AGNet: Weighing Black Holes with Machine Learning

TL;DR

This paper introduces a machine learning algorithm that estimates supermassive black hole masses from quasar light curves, eliminating the need for costly spectral data and enabling efficient analysis of large astronomical datasets.

Contribution

The novel approach uses neural networks trained on SDSS data to predict black hole masses directly from optical light curves, bypassing traditional spectral measurements.

Findings

Achieved a 0.35 dex scatter in mass predictions

Demonstrated effectiveness on SDSS Stripe 82 quasars

Implications for future large-scale surveys like Vera Rubin Observatory

Abstract

Supermassive black holes (SMBHs) are ubiquitously found at the centers of most galaxies. Measuring SMBH mass is important for understanding the origin and evolution of SMBHs. However, traditional methods require spectral data which is expensive to gather. To solve this problem, we present an algorithm that weighs SMBHs using quasar light time series, circumventing the need for expensive spectra.

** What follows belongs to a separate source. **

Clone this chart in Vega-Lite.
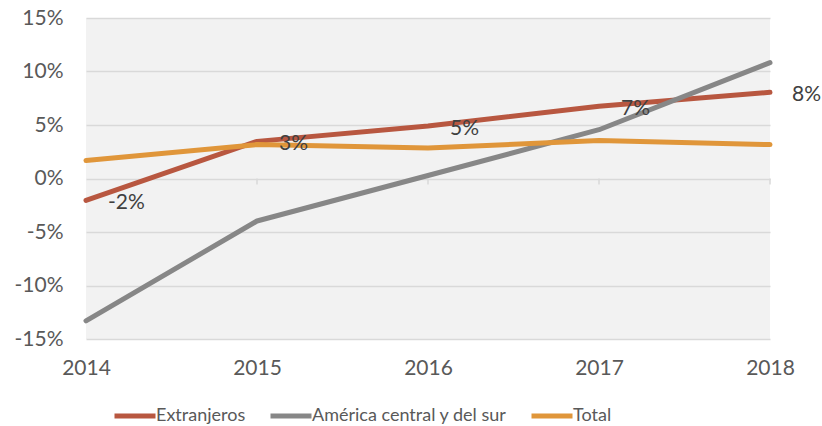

We train, validate, and test neural networks that directly learn from the Sloan Digital Sky Survey (SDSS) Stripe 82 data for a sample of $9,038$ spectroscopically confirmed quasars to map out the nonlinear encoding between black hole mass and multi-color optical light curves. We find a 1$\sigma$ scatter of 0.35 dex between the predicted mass and the fiducial virial mass based on SDSS single-epoch spectra. Our results have direct implications for efficient applications with future observations from the Vera Rubin Observatory.